Bowen would not have been the least bit surprised to hear that her nurses were among the first women in Michigan to get driver's licenses, that the VNA helped establish the Wayne County Health Department in 1943 or that they were at the vanguard of home care for cancer patients in the '50s. She would have enjoyed the irony that, after spreading their charity to the needy in Detroit for 60 years, the organization became the beneficiary of the estate of lumber baron David Whitney. The organization moved into what is now the opulent Whitney restaurant in 1958.
In the 1980s, the VNA became the first group in the state to provide home health care for patients with HIV/AIDS. In 1991, it received a commendation from its accreditation agency, receiving a rare score of 99 out of 100. And when the newly elected Gov. John Engler saw fit to end welfare for thousands of single men in 1990, the VNA organized a grassroots effort to expand health care to Michigan's homeless.
Today Bowen's vision is still very much alive. The VNA has an annual budget of $24.5 million, makes more than 300,000 home visits yearly, and serves more than 9,000 patients from Monroe to Macomb. This month it will open the VNA Training Institute. The Institute will prepare welfare recipients to become certified home health aides -- a profession for which the demand is growing sharply.
A few weeks ago, I attended the VNA centennial celebration at Dearborn's Ritz-Carlton. The organization was honoring Isabelle Thomas who served as a VNA nurse and administrator for 27 years. During her tenure, she ran three storefront sites in Southwest Detroit to care for senior citizens. When the program began, Medicare and Medicaid had just been enacted, and the VNA signed hundreds of senior citizens up for those programs.
Isabelle Thomas threw around her considerable clout and got her sister, Helen, to deliver the keynote address. You know Helen Thomas, the outspoken dean of the White House press corps. While Helen is in the limelight daily (she confided to me before the luncheon that it caused her "great anxiety" to be away from Washington in the middle of Lewinskygate), that day was Isabelle's. Helen was there to honor her sister.
At my table was an elegant woman, Jean, who sat on the edge of her chair, full of expectation.
"Are you a nurse?" she asked me.
"No, I'm an editor at the Metro Times."
Her face, ringed with snow-white curls, fell in disappointment. One reason was that she knew of the Metro Times, and once had protected her apartment mates from its poison by throwing away the only copy she found in the lobby.
But the other reason was that she was hoping I'd be someone she knew.
"I keep thinking I'll see the nurse who took care of me for a year," she said. "She saved my life."
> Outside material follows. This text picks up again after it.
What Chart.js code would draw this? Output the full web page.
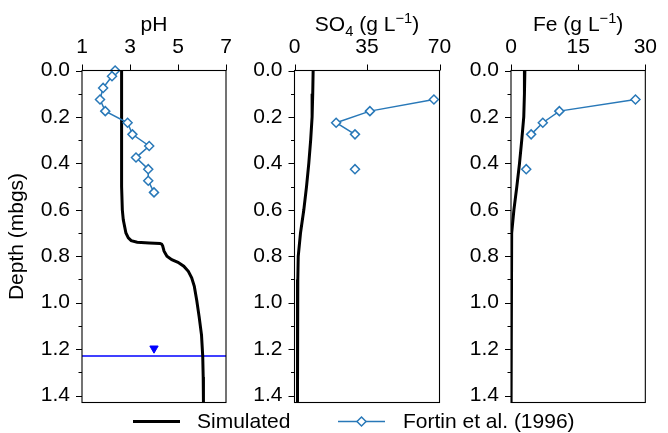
<!DOCTYPE html>
<html>
<head>
<meta charset="utf-8">
<script src="https://cdn.jsdelivr.net/npm/chart.js@4/dist/chart.umd.min.js"></script>
<style>
  html, body { margin: 0; padding: 0; background: #fff; }
  #wrap { position: relative; width: 668px; height: 433px; }
  #wrap canvas { position: absolute; left: 0; top: 0; }
</style>
</head>
<body>
<div id="wrap">
  <canvas id="phPanel" width="668" height="433"></canvas>
  <canvas id="so4Panel" width="668" height="433"></canvas>
  <canvas id="fePanel" width="668" height="433"></canvas>
</div>
<script>
// ---- axis ticks ----
const depthTicks = [0, 0.1, 0.2, 0.3, 0.4, 0.5, 0.6, 0.7, 0.8, 0.9, 1.0, 1.1, 1.2, 1.3, 1.4];
const depthMax = 1.43;
const phTicks = [1, 3, 5, 7];
const so4Ticks = [0, 35, 70];
const feTicks = [0, 15, 30];

// ---- simulated profiles ----
const simPhDepth = [0, 0.5, 0.6, 0.643, 0.7, 0.721, 0.733, 0.74, 0.743, 0.745, 0.748, 0.755, 0.778, 0.8, 0.815, 0.826, 0.843, 0.865, 0.893, 0.93, 0.99, 1.06, 1.14, 1.23, 1.32, 1.43];
const simPh      = [2.65, 2.65, 2.68, 2.72, 2.83, 2.93, 3.05, 3.3, 3.8, 4.25, 4.32, 4.36, 4.42, 4.54, 4.74, 5.0, 5.24, 5.43, 5.57, 5.68, 5.78, 5.88, 5.98, 6.03, 6.05, 6.06];

const simSo4Depth = [0, 0.1, 0.2, 0.3, 0.4, 0.5, 0.6, 0.7, 0.8, 0.9, 1.0, 1.2, 1.43];
const simSo4      = [9.0, 8.8, 8.5, 7.8, 6.9, 5.8, 4.5, 2.9, 1.8, 1.6, 1.5, 1.4, 1.4];

const simFeDepth = [0, 0.1, 0.2, 0.3, 0.4, 0.5, 0.6, 0.7, 0.8, 1.0, 1.43];
const simFe      = [3.1, 3.0, 2.85, 2.4, 1.9, 1.3, 0.65, 0.15, 0.05, 0.02, 0.0];

// ---- Fortin et al. (1996) measurements ----
const obsPhDepth = [0.0, 0.025, 0.075, 0.125, 0.175, 0.225, 0.275, 0.325, 0.375, 0.425, 0.475, 0.525];
const obsPh      = [2.38, 2.25, 1.88, 1.75, 1.97, 2.9, 3.1, 3.8, 3.25, 3.76, 3.76, 4.0];

const obsDepth = [0.125, 0.175, 0.225, 0.275, 0.325, 0.375, 0.425];
const obsSo4   = [67.3, 36.4, 20.1, 29.2, null, null, 29.2];
const obsFe    = [27.8, 10.8, 7.1, 4.5, null, null, 3.4];

// ---- water table ----
const waterTableDepth = 1.23;
const waterTableMarkerDepth = 1.197;
const waterTableMarkerPh = 4.0;

// ---- styling ----
const FONT = "'Liberation Sans', Arial, sans-serif";
const FS = 21;
const OBS_BLUE = '#2878b8';

const pairs = (xs, ys) => ys.map((d, i) => ({ x: xs[i] === null ? null : xs[i], y: d }));

function isMajorDepth(v) {
  return Math.round(v * 10) % 2 === 0;
}

// Frame, tick marks, titles and figure legend
const framePlugin = {
  id: 'frame',
  afterDraw(chart, args, opts) {
    const { ctx, chartArea: a, scales } = chart;
    const xs = scales.x, ys = scales.y;
    ctx.save();
    ctx.strokeStyle = '#000';
    ctx.lineWidth = 1.1;
    ctx.strokeRect(a.left, a.top, a.right - a.left, a.bottom - a.top);

    ctx.lineWidth = 1;
    ctx.beginPath();
    ys.ticks.forEach(t => {
      const py = Math.round(ys.getPixelForValue(t.value)) + 0.5;
      const len = isMajorDepth(t.value) ? 6 : 3.5;
      ctx.moveTo(a.left - len, py);
      ctx.lineTo(a.left, py);
    });
    xs.ticks.forEach(t => {
      const px = Math.round(xs.getPixelForValue(t.value)) + 0.5;
      ctx.moveTo(px, a.top - 6);
      ctx.lineTo(px, a.top);
    });
    ctx.stroke();

    // panel title with sub/superscripts
    if (opts.title) {
      const parts = opts.title.map(p => {
        const size = p.s === 'n' ? FS : FS * 0.7;
        ctx.font = size + 'px ' + FONT;
        return { ...p, size, w: ctx.measureText(p.t).width };
      });
      const total = parts.reduce((s, p) => s + p.w, 0);
      let x = (a.left + a.right) / 2 - total / 2;
      const base = 31;
      ctx.fillStyle = '#000';
      ctx.textBaseline = 'alphabetic';
      ctx.textAlign = 'left';
      parts.forEach(p => {
        ctx.font = p.size + 'px ' + FONT;
        let y = base;
        if (p.s === 'sub') y = base + 5;
        if (p.s === 'sup') y = base - 8;
        ctx.fillText(p.t, x, y);
        x += p.w;
      });
    }

    // figure legend
    if (opts.legend) {
      const ly = 421.5;
      ctx.font = FS + 'px ' + FONT;
      ctx.fillStyle = '#000';
      ctx.textBaseline = 'middle';
      ctx.textAlign = 'left';
      ctx.strokeStyle = '#000';
      ctx.lineWidth = 3;
      ctx.beginPath(); ctx.moveTo(133, ly); ctx.lineTo(180, ly); ctx.stroke();
      ctx.fillText('Simulated', 197, ly + 1);
      ctx.strokeStyle = OBS_BLUE;
      ctx.lineWidth = 1.5;
      ctx.beginPath(); ctx.moveTo(338, ly); ctx.lineTo(385, ly); ctx.stroke();
      const r = 4.5, cx = 361.5;
      ctx.beginPath();
      ctx.moveTo(cx - r, ly); ctx.lineTo(cx, ly - r); ctx.lineTo(cx + r, ly); ctx.lineTo(cx, ly + r);
      ctx.closePath();
      ctx.fillStyle = '#fff'; ctx.fill(); ctx.stroke();
      ctx.fillStyle = '#000';
      ctx.fillText('Fortin et al. (1996)', 403, ly + 1);
    }
    ctx.restore();
  }
};

function simDataset(values, depths) {
  return {
    data: pairs(values, depths),
    borderColor: '#000', borderWidth: 3, pointRadius: 0, tension: 0, order: 2
  };
}
function obsDataset(values, depths) {
  return {
    data: pairs(values, depths),
    borderColor: OBS_BLUE, borderWidth: 1.5,
    pointStyle: 'rectRot', pointRadius: 4.5, pointBorderWidth: 1.5,
    pointBackgroundColor: '#fff', pointBorderColor: OBS_BLUE,
    spanGaps: false, clip: false, tension: 0, order: 0
  };
}

function makePanel(id, cfg) {
  const yWidth = cfg.yTitle ? cfg.left : 60;
  return new Chart(document.getElementById(id), {
    type: 'line',
    data: { datasets: cfg.datasets },
    options: {
      responsive: false,
      animation: false,
      devicePixelRatio: 1,
      layout: { padding: { left: cfg.left - yWidth, right: 668 - cfg.right, top: 0, bottom: 433 - 402.5 } },
      plugins: {
        legend: { display: false },
        tooltip: { enabled: false },
        frame: { title: cfg.title, legend: !!cfg.legend }
      },
      scales: {
        x: {
          type: 'linear', position: 'top',
          min: cfg.ticks[0], max: cfg.ticks[cfg.ticks.length - 1],
          grid: { display: false, drawTicks: false, tickLength: 0 },
          border: { display: false },
          ticks: { font: { family: FONT, size: FS }, color: '#000', padding: 11, maxRotation: 0, autoSkip: false },
          afterBuildTicks: s => { s.ticks = cfg.ticks.map(v => ({ value: v })); },
          afterFit: s => { s.height = 70.5; }
        },
        y: {
          type: 'linear', position: 'left', reverse: true,
          min: 0, max: depthMax,
          grid: { display: false, drawTicks: false, tickLength: 0 },
          border: { display: false },
          title: {
            display: !!cfg.yTitle, text: 'Depth (mbgs)', color: '#000',
            font: { family: FONT, size: FS }, padding: { top: 5, bottom: 0 }
          },
          ticks: {
            font: { family: FONT, size: FS }, color: '#000', padding: 12, autoSkip: false,
            callback: v => isMajorDepth(v) ? Number(v).toFixed(1) : ''
          },
          afterBuildTicks: s => { s.ticks = depthTicks.map(v => ({ value: v })); },
          afterFit: s => { s.width = yWidth; }
        }
      }
    },
    plugins: [framePlugin]
  });
}

// pH panel
makePanel('phPanel', {
  left: 82, right: 226, yTitle: true, ticks: phTicks, legend: true,
  title: [{ t: 'pH', s: 'n' }],
  datasets: [
    obsDataset(obsPh, obsPhDepth),
    simDataset(simPh, simPhDepth),
    {
      data: [{ x: phTicks[0], y: waterTableDepth }, { x: phTicks[phTicks.length - 1], y: waterTableDepth }],
      borderColor: '#0000ff', borderWidth: 1.5, pointRadius: 0, order: 3
    },
    {
      data: [{ x: waterTableMarkerPh, y: waterTableMarkerDepth }],
      showLine: false, pointStyle: 'triangle', pointRotation: 180, pointRadius: 4.8,
      pointBackgroundColor: '#0000ff', pointBorderColor: '#0000ff', pointBorderWidth: 1, order: 1
    }
  ]
});

// SO4 panel
makePanel('so4Panel', {
  left: 294.5, right: 439.5, ticks: so4Ticks,
  title: [{ t: 'SO', s: 'n' }, { t: '4', s: 'sub' }, { t: ' (g L', s: 'n' }, { t: '\u22121', s: 'sup' }, { t: ')', s: 'n' }],
  datasets: [obsDataset(obsSo4, obsDepth), simDataset(simSo4, simSo4Depth)]
});

// Fe panel
makePanel('fePanel', {
  left: 511, right: 655, ticks: feTicks,
  title: [{ t: 'Fe (g L', s: 'n' }, { t: '\u22121', s: 'sup' }, { t: ')', s: 'n' }],
  datasets: [obsDataset(obsFe, obsDepth), simDataset(simFe, simFeDepth)]
});
</script>
</body>
</html>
A visiting nurse had come to Jean's home every day for months, allowing her to recover at home rather than remaining in the hospital. The nurse started coming weekly after that, checking in on Jean's progress, keeping her on the road to good health. Last week, Jean had jumped at the chance to say "thank you" to the person who, like Alice Bowen, understood that healing is as much about compassion and friendship as it is about medicine.